You are viewing a plain text version of this content. The canonical link for it is here.
Posted to user@beam.apache.org by Jimmy Headdon <ji...@mojiworks.com> on 2022/06/23 12:30:59 UTC

[Question] Apache Beam v2.30 breaking change to BigQuery nested arrays of Maps

Hello everyone

Thanks for your continued efforts on the project and for help with my
previous request!  I've run into an issue where upgrading to Beam v2.30 (or
any version up to and including v2.39) causes a breaking error when I
attempt to write an array of Map objects to Google's BigQuery:

"Error while reading data, error message: JSON parsing error in row
starting at position 0: Nested arrays not allowed."


I'll explain my setup below, but for reference this behaviour worked
against Beam's Java library versions 2.19 through 2.29 (I checked them all,
and it definitely breaks from v2.30 onwards).

*Pipeline Setup*
I have a Java pipeline that reads TableRow objects from BigQuery, performs
some fairly basic aggregation through Beam SQL and some in-memory
transformations, and writes the results back to a different table in
BigQuery.

The initial BQ TableRow schema is a handful of STRING, INTEGER and BOOLEAN
objects, plus a single (nullable) RECORD field.  This RECORD field is the
one that causes problems, it is a REPEATED record with simple STRING fields
for each instance.

When converting the BQ TableRow to Beam Row objects, I'm setting a row
schema for the above BQ RECORD as follows (I've also tried a Row field, at
the very bottom of this email, for reference):

.addNullableField("experiments",
FieldType.array(FieldType.map(FieldType.STRING, FieldType.STRING)))

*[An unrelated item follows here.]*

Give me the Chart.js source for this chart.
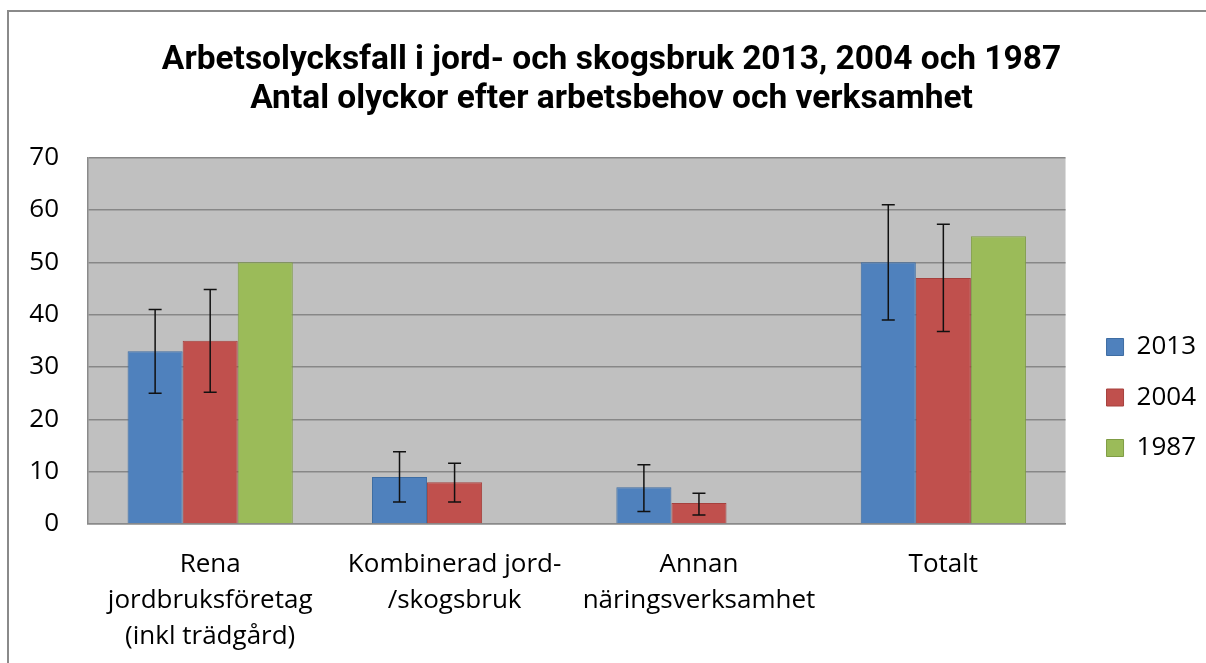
<!DOCTYPE html>
<html>
<head>
<meta charset="utf-8">
<script src="https://cdn.jsdelivr.net/npm/chart.js@4"></script>
<style>
  html, body { margin: 0; padding: 0; background: #fff; }
  #wrap { position: relative; width: 1206px; height: 663px; overflow: hidden; }
  #frame { position: absolute; left: 7px; top: 10px; width: 1300px; height: 800px;
           border-left: 2px solid #8a8a8a; border-top: 2px solid #8a8a8a; }
  canvas { position: absolute; left: 0; top: 0; }
</style>
</head>
<body>
<div id="wrap">
  <div id="frame"></div>
  <canvas id="c" width="1206" height="663"></canvas>
</div>
<script>
const titleLines = ['Arbetsolycksfall i jord- och skogsbruk 2013, 2004 och 1987',
                    'Antal olyckor efter arbetsbehov och verksamhet'];
const categories = [
  ['Rena', 'jordbruksföretag', '(inkl trädgård)'],
  ['Kombinerad jord-', '/skogsbruk'],
  ['Annan', 'näringsverksamhet'],
  'Totalt'
];
const seriesNames = ['2013', '2004', '1987'];
const values2013 = [33, 9, 7, 50];
const values2004 = [35, 8, 4, 47];
const values1987 = [50, null, null, 55];
const errLow2013  = [25, 4.2, 2.4, 39];
const errHigh2013 = [41, 13.8, 11.3, 61];
const errLow2004  = [25.2, 4.2, 1.7, 36.8];
const errHigh2004 = [44.8, 11.6, 5.9, 57.3];
const yTicks = [0, 10, 20, 30, 40, 50, 60, 70];

const FONT = "'Open Sans', 'DejaVu Sans', sans-serif";

const plotBg = {
  id: 'plotBg',
  beforeDraw(chart) {
    const {ctx, chartArea: a} = chart;
    ctx.save();
    ctx.fillStyle = '#c0c0c0';
    ctx.fillRect(a.left, a.top, a.right - a.left, a.bottom - a.top);
    ctx.restore();
  }
};

const errorBars = {
  id: 'errorBars',
  afterDatasetsDraw(chart) {
    const {ctx} = chart;
    const y = chart.scales.y;
    chart.data.datasets.forEach((ds, i) => {
      if (!ds.errLow) return;
      const meta = chart.getDatasetMeta(i);
      meta.data.forEach((el, j) => {
        const lo = ds.errLow[j], hi = ds.errHigh[j];
        if (lo == null || hi == null) return;
        const x = el.x;
        const yl = y.getPixelForValue(lo), yh = y.getPixelForValue(hi);
        ctx.save();
        ctx.strokeStyle = '#111';
        ctx.lineWidth = 1.5;
        ctx.beginPath();
        ctx.moveTo(x, yl); ctx.lineTo(x, yh);
        ctx.moveTo(x - 6.5, yl); ctx.lineTo(x + 6.5, yl);
        ctx.moveTo(x - 6.5, yh); ctx.lineTo(x + 6.5, yh);
        ctx.stroke();
        ctx.restore();
      });
    });
  }
};

new Chart(document.getElementById('c'), {
  type: 'bar',
  data: {
    labels: categories,
    datasets: [
      { label: seriesNames[0], data: values2013, backgroundColor: '#4f81bd', borderColor: '#3e6da3', borderWidth: 1,
        errLow: errLow2013, errHigh: errHigh2013 },
      { label: seriesNames[1], data: values2004, backgroundColor: '#c0504d', borderColor: '#a6403d', borderWidth: 1,
        errLow: errLow2004, errHigh: errHigh2004 },
      { label: seriesNames[2], data: values1987, backgroundColor: '#9bbb59', borderColor: '#7f9c45', borderWidth: 1 }
    ]
  },
  options: {
    responsive: false,
    animation: false,
    events: [],
    layout: { padding: { left: 17, right: 0, top: 0, bottom: 0 } },
    datasets: { bar: { categoryPercentage: 0.676, barPercentage: 1.0 } },
    plugins: {
      tooltip: { enabled: false },
      title: {
        display: true,
        text: titleLines,
        color: '#000',
        font: { family: "'Liberation Sans Narrow', 'Roboto', sans-serif", size: 33.5, weight: 'bold', lineHeight: 1.16 },
        padding: { top: 41.5, bottom: 38.5 }
      },
      legend: {
        position: 'right',
        align: 'center',
        title: { display: true, text: '', font: { size: 10, lineHeight: 1 }, padding: { top: 122, bottom: 0 } },
        labels: {
          boxWidth: 17, boxHeight: 17, padding: 24.5, color: '#000',
          font: { family: FONT, size: 26 }
        }
      }
    },
    scales: {
      x: {
        grid: { display: false },
        border: { display: true, color: '#8a8a8a', width: 1.5 },
        ticks: { color: '#000', font: { family: FONT, size: 26, lineHeight: 1.4 }, padding: 14,
                 maxRotation: 0, minRotation: 0, autoSkip: false },
        afterFit(s) { s.height = 139; }
      },
      y: {
        min: 0, max: 70,
        afterBuildTicks(s) { s.ticks = yTicks.map(v => ({ value: v })); },
        grid: { color: '#878787', lineWidth: 1.5, drawTicks: false },
        border: { display: true, color: '#8a8a8a', width: 1.5 },
        ticks: { color: '#000', font: { family: FONT, size: 26 }, padding: 29 },
        afterFit(s) { s.width = 71; }
      },
      gap: {
        position: 'right', min: 0, max: 70,
        grid: { display: false }, border: { display: false },
        ticks: { display: false },
        afterFit(s) { s.width = 16.5; }
      }
    }
  },
  plugins: [plotBg, errorBars]
});
</script>
</body>
</html>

I have a custom ParDo function to convert the TableRow objects to Row (at
the very bottom of this email, for reference).  It creates a Map instance
for every repeated record from BQ, and adds it to an ArrayList which is
then added to the new Row through Row.withSchema(x).addValue (I've also
tried .addArray).

When writing back to BigQuery (I use
org.apache.beam.sdk.io.gcp.bigquery.BigQueryUtils.toTableRow()) the
TableRow is created but then throws the aforementioned "Nested arrays not
allowed" error.

I'm fairly confident the issue occurs in the initial conversion from
TableRow to Row, as I can print row.toString() and the outputs differ.
It's worth noting that printing the TableRow before conversion shows no
difference between versions.

System.out.println(row.toString());


Here is the output for this RECORD field with Beam v2.29:

[{"name": “forename”, "type": “person”}]


And the same input data printed with Beam v2.30 (or higher):

[[{"key":"name","value”:”forename”},{“key":"type","value”:”person”}]]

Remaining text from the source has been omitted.